>> begin

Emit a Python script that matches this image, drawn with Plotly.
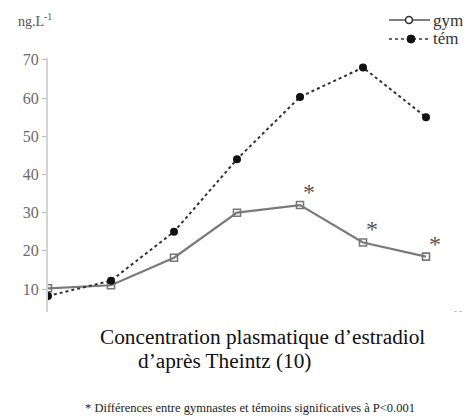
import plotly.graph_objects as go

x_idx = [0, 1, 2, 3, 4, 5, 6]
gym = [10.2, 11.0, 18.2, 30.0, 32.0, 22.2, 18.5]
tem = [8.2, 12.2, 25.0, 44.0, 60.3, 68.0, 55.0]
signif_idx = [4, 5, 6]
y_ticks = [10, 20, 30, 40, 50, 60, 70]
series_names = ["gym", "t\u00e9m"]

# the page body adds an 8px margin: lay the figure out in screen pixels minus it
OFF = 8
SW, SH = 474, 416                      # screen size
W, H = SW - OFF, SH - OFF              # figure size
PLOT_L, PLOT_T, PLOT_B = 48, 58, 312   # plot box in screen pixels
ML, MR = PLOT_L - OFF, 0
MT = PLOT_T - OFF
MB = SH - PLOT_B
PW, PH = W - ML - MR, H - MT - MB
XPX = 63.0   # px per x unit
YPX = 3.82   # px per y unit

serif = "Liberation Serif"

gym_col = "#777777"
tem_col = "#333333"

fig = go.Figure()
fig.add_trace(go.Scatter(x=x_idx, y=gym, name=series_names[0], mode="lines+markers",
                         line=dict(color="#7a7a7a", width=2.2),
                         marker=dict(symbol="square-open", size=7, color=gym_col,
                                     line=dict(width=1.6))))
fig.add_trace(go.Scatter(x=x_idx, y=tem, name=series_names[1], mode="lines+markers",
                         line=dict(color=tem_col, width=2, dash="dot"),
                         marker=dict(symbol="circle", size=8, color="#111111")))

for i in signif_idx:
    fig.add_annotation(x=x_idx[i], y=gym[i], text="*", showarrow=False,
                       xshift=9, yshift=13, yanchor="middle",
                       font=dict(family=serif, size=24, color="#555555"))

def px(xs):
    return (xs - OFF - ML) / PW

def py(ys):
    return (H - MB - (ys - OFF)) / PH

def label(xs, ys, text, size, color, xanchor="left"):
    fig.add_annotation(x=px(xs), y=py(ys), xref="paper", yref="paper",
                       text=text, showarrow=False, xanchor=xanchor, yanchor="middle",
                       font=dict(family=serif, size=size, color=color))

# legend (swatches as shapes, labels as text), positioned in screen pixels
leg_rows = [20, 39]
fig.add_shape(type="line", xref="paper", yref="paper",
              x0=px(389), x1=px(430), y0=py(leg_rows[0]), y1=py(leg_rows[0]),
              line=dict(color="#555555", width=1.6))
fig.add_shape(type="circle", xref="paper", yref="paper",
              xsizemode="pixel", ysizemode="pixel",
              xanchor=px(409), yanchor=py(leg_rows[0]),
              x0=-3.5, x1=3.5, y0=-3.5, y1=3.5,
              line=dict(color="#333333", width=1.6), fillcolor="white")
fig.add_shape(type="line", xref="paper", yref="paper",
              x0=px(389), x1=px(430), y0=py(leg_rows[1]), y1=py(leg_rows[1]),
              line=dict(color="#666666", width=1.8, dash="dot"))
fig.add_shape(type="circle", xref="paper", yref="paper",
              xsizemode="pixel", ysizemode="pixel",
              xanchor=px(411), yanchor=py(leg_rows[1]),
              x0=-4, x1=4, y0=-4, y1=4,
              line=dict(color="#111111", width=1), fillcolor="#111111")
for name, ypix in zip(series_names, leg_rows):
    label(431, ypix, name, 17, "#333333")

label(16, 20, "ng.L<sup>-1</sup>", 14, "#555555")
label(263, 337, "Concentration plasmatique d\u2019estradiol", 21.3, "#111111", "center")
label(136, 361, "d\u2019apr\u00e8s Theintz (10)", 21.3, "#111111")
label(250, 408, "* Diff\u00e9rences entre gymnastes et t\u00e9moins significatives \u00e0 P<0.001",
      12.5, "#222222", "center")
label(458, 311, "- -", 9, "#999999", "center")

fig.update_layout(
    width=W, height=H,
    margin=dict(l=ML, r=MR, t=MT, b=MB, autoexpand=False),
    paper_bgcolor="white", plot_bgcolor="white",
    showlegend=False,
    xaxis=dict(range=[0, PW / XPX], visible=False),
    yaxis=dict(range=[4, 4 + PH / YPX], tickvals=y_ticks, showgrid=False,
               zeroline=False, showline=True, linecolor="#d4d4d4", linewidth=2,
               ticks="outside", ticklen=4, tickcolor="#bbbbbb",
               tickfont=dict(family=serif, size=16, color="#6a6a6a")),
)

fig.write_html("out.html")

>> end

Set problem >>
From the first line of the listing above, repeat every line through the one holding "font=dict(family=serif, size=size, color=color))". Both ends count, and pictures stay out.

Response to this exercise >>
Emit a Python script that matches this image, drawn with Plotly.
import plotly.graph_objects as go

x_idx = [0, 1, 2, 3, 4, 5, 6]
gym = [10.2, 11.0, 18.2, 30.0, 32.0, 22.2, 18.5]
tem = [8.2, 12.2, 25.0, 44.0, 60.3, 68.0, 55.0]
signif_idx = [4, 5, 6]
y_ticks = [10, 20, 30, 40, 50, 60, 70]
series_names = ["gym", "t\u00e9m"]

# the page body adds an 8px margin: lay the figure out in screen pixels minus it
OFF = 8
SW, SH = 474, 416                      # screen size
W, H = SW - OFF, SH - OFF              # figure size
PLOT_L, PLOT_T, PLOT_B = 48, 58, 312   # plot box in screen pixels
ML, MR = PLOT_L - OFF, 0
MT = PLOT_T - OFF
MB = SH - PLOT_B
PW, PH = W - ML - MR, H - MT - MB
XPX = 63.0   # px per x unit
YPX = 3.82   # px per y unit

serif = "Liberation Serif"

gym_col = "#777777"
tem_col = "#333333"

fig = go.Figure()
fig.add_trace(go.Scatter(x=x_idx, y=gym, name=series_names[0], mode="lines+markers",
                         line=dict(color="#7a7a7a", width=2.2),
                         marker=dict(symbol="square-open", size=7, color=gym_col,
                                     line=dict(width=1.6))))
fig.add_trace(go.Scatter(x=x_idx, y=tem, name=series_names[1], mode="lines+markers",
                         line=dict(color=tem_col, width=2, dash="dot"),
                         marker=dict(symbol="circle", size=8, color="#111111")))

for i in signif_idx:
    fig.add_annotation(x=x_idx[i], y=gym[i], text="*", showarrow=False,
                       xshift=9, yshift=13, yanchor="middle",
                       font=dict(family=serif, size=24, color="#555555"))

def px(xs):
    return (xs - OFF - ML) / PW

def py(ys):
    return (H - MB - (ys - OFF)) / PH

def label(xs, ys, text, size, color, xanchor="left"):
    fig.add_annotation(x=px(xs), y=py(ys), xref="paper", yref="paper",
                       text=text, showarrow=False, xanchor=xanchor, yanchor="middle",
                       font=dict(family=serif, size=size, color=color))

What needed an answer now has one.